Félix Monteira, director de Público
5 de junio de 2009
Todas las fuentes que conocen los entresijos de la más alta instancia judicial española coinciden esta vez en un mismo vaticinio: la Sala de lo Penal del Supremo le va a sentar la mano a Garzón. Si así va a ser, tendrán razón los que sospechan que a veces se hacen esbozos de sentencia antes de saber si hay bases para convocar juicio oral por presunta prevaricación.
No es el destino del juez, que tendrá recursos para su defensa y cuenta a su favor con el precedente de que la Junta de Sala de la Audiencia Nacional no apreció delito, lo relevante de este caso, sino la circunstancia de que el Supremo aprovecha este viaje para arremeter de paso contra la Ley de la Memoria Histórica. Y lo hace admitiendo una querella del sindicato franquista Manos Limpias, al que este mismo tribunal en su día rechazó otro recurso por acusación infundada.
La pobre Ley de la Memoria es un piadoso pero inútil intento de permitir que muchos humillados puedan recuperar el nombre de sus antepasados que fueron injustamente fusilados. El Supremo está obligado a respetar las leyes, aunque sabe de sobra que esta norma que tanto parece molestarle es simple papel mojado.

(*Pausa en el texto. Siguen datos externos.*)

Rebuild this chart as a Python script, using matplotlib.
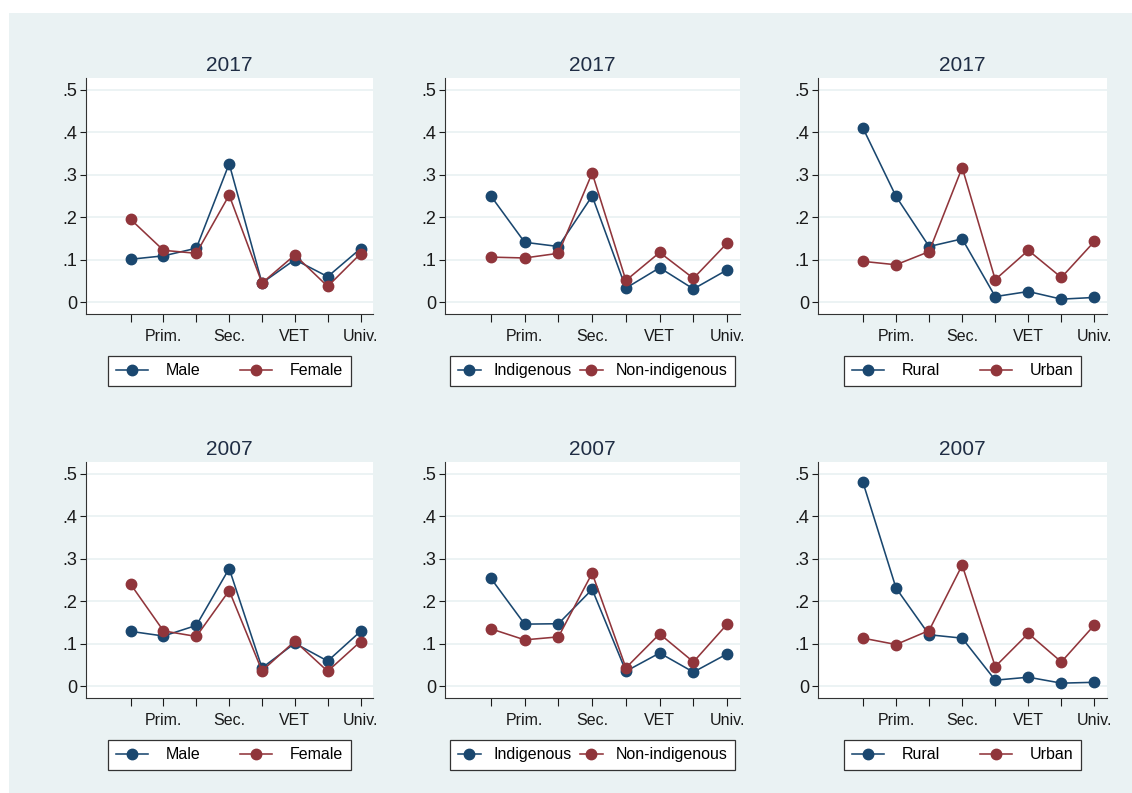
import matplotlib
matplotlib.use('Agg')
import matplotlib.pyplot as plt
from matplotlib.patches import Rectangle

plt.rcParams['font.family'] = ['Liberation Sans', 'DejaVu Sans']

# education levels (x positions 1..8, only every other one labelled)
levels = ['', 'Prim.', '', 'Sec.', '', 'VET', '', 'Univ.']
xpos = [1, 2, 3, 4, 5, 6, 7, 8]

male_2017 = [0.101, 0.109, 0.127, 0.326, 0.045, 0.100, 0.060, 0.126]
female_2017 = [0.195, 0.122, 0.115, 0.252, 0.045, 0.111, 0.037, 0.114]
indig_2017 = [0.250, 0.141, 0.131, 0.250, 0.033, 0.081, 0.031, 0.076]
nonindig_2017 = [0.106, 0.104, 0.115, 0.304, 0.051, 0.117, 0.056, 0.139]
rural_2017 = [0.410, 0.249, 0.131, 0.149, 0.013, 0.025, 0.007, 0.011]
urban_2017 = [0.096, 0.088, 0.119, 0.317, 0.053, 0.122, 0.058, 0.143]

male_2007 = [0.129, 0.118, 0.143, 0.277, 0.043, 0.101, 0.059, 0.129]
female_2007 = [0.240, 0.130, 0.117, 0.225, 0.036, 0.106, 0.035, 0.105]
indig_2007 = [0.254, 0.146, 0.147, 0.228, 0.035, 0.078, 0.033, 0.076]
nonindig_2007 = [0.135, 0.109, 0.116, 0.266, 0.043, 0.123, 0.057, 0.146]
rural_2007 = [0.480, 0.231, 0.121, 0.113, 0.014, 0.021, 0.007, 0.009]
urban_2007 = [0.113, 0.098, 0.131, 0.285, 0.046, 0.124, 0.057, 0.144]

yticks = [0, 0.1, 0.2, 0.3, 0.4, 0.5]
ylabels = ['0', '.1', '.2', '.3', '.4', '.5']

NAVY = '#1a476f'
MAROON = '#90353b'
BG = '#eaf2f3'

W, H = 1132, 793
fig = plt.figure(figsize=(W / 100, H / 100), dpi=100)
fig.patch.set_facecolor('white')
fig.patches.append(Rectangle((9 / W, 0), 1, 1 - 13 / H, transform=fig.transFigure,
                             facecolor=BG, edgecolor='none', zorder=-10))

cols = [(86, 373), (445, 740), (818, 1107)]
rows = [(78, 314), (462, 698)]

# legend spacing per panel type: (handlelength, handletextpad, columnspacing)
wide = (2.0, 1.1, 2.5)
tight = (1.45, 0.8, 0.5)

panels = [
    (0, 0, '2017', male_2017, female_2017, ('Male', 'Female'), wide),
    (0, 1, '2017', indig_2017, nonindig_2017, ('Indigenous', 'Non-indigenous'), tight),
    (0, 2, '2017', rural_2017, urban_2017, ('Rural', 'Urban'), wide),
    (1, 0, '2007', male_2007, female_2007, ('Male', 'Female'), wide),
    (1, 1, '2007', indig_2007, nonindig_2007, ('Indigenous', 'Non-indigenous'), tight),
    (1, 2, '2007', rural_2007, urban_2007, ('Rural', 'Urban'), wide),
]

for r, c, title, s1, s2, names, sp in panels:
    x0, x1 = cols[c]
    y0, y1 = rows[r]
    ax = fig.add_axes([x0 / W, 1 - y1 / H, (x1 - x0) / W, (y1 - y0) / H])
    ax.set_facecolor('white')
    for yt in yticks:
        ax.axhline(yt, color=BG, lw=1.3, zorder=0)
    ax.plot(xpos, s1, '-o', color=NAVY, lw=1.15, ms=7.5, label=names[0], zorder=3)
    ax.plot(xpos, s2, '-o', color=MAROON, lw=1.15, ms=7.5, label=names[1], zorder=3)
    ax.set_xlim(-0.36, 8.38)
    ax.set_ylim(-0.028, 0.528)
    ax.set_xticks(xpos)
    ax.set_xticklabels(levels, fontsize=11.5)
    ax.set_yticks(yticks)
    ax.set_yticklabels(ylabels, fontsize=13)
    ax.tick_params(axis='x', length=6, width=0.8, pad=5, colors='#1a1a1a')
    ax.tick_params(axis='y', length=4.5, width=0.8, pad=2, colors='#1a1a1a')
    for s in ['top', 'right']:
        ax.spines[s].set_visible(False)
    for s in ['left', 'bottom']:
        ax.spines[s].set_linewidth(0.8)
        ax.spines[s].set_color('#333333')
    ax.set_title(title, fontsize=15, color='#1f2d44', pad=5)
    leg = ax.legend(loc='center', bbox_to_anchor=(0.5, -0.2415), ncol=2,
                    fontsize=11.5, frameon=True, fancybox=False, framealpha=1,
                    edgecolor='#333333', handlelength=sp[0], handletextpad=sp[1],
                    columnspacing=sp[2], borderpad=0.5)
    leg.get_frame().set_linewidth(0.9)

fig.savefig('out.png', dpi=100, facecolor=fig.get_facecolor())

No cumple ninguna de las tres pautas que marca la jurisprudencia internacional: ni permite conocer la verdad, ni posibilita restablecer la justicia, ni ofrece reparación. Tampoco facilita medios ni permisos para buscar a los desaparecidos.
Acaso no es tarea del Supremo, pero sí del Poder Judicial, impedir que haya jueces que nunca encuentren tiempo de levantar acta de unos huesos desenterrados que permanecen al sol como si hubieran pertenecido a perros. ¿Más de 70 años después todavía es posible añadir tanta crueldad al dolor de unos familiares que sólo quieren que los restos de los suyos descansen de una vez en una tumba normal? Esa ley, que los jueces están obligados a cumplir, es ya letra muerta.
En la provincia de León, en el alto de Ocero, en un lugar conocido como “La V” por la intersección que dibujan dos carreteras, hay un frondoso pinar de troncos republicanos. Diseminados en ese bosque yacen más de cien paseados, gente fusilada sin juicio, que tuvo que cavar su propia tumba antes de recibir la descarga de unos desalmados que, en muchos casos, se beneficiaron de los bienes de los muertos. Era un reclamo para activar las denuncias que alimentaron la barbarie. Cuando hace años se amplió la calzada, en el destierre aparecieron restos, pero nadie dijo nada para no parar las obras. Lo urgente era el progreso.
Una viuda que ya es bisabuela costeó con sus ahorros un proceso, buscó testigos, pagó edictos publicados en el BOE y en periódicos sólo para conseguir que su padre pasara de desaparecido a la condición de muerto. Como no hay dinero ni permisos para excavar en terrenos privados, esta señora se tuvo que conformar con un bloque de granito y una placa en la que figura grabado el nombre de su progenitor. Sembró flores en torno a este túmulo figurado y muchas de las veces en las que acude a honrar la memoria de aquel minero las encuentra pisoteadas. Pero esta es una historia triste y humilde que jamás debe enturbiar el afán de justicia del Supremo.
Sin embargo, el Alto Tribunal, a la hora de arremeter contra la ley, aunque el interés primario pueda ser Garzón, no ha dudado ni un instante en elegir como ponente a un juez contaminado, Adolfo Prego. Este magistrado firmó un manifiesto que es un delirio revisionista contra la ley y a favor de la sanguinaria dictadura de Franco, la única en el mundo que se ha ido sin pagar responsabilidad alguna.
Pero los jueces, piensen lo que quieran, no pueden pronunciarse contra las leyes aprobadas por la soberanía que da el pueblo al Congreso, porque su deber es aplicarlas y para ese fin los contribuyentes les pagan. Que está contaminado Prego lo sabe un alumno de primero de Derecho, pero el Supremo aún no se ha enterado.
En las comidillas de Madrid, un destacado miembro del Poder Judicial está dando por sentado ante grupos de periodistas que el supuesto cohecho de Camps quedará archivado antes del próximo 15 de julio. Lástima que la lentitud histórica del Tribunal Supremo no nos permita a la vez ir de vacaciones con más cuentas saldadas y, desde luego, sin memoria.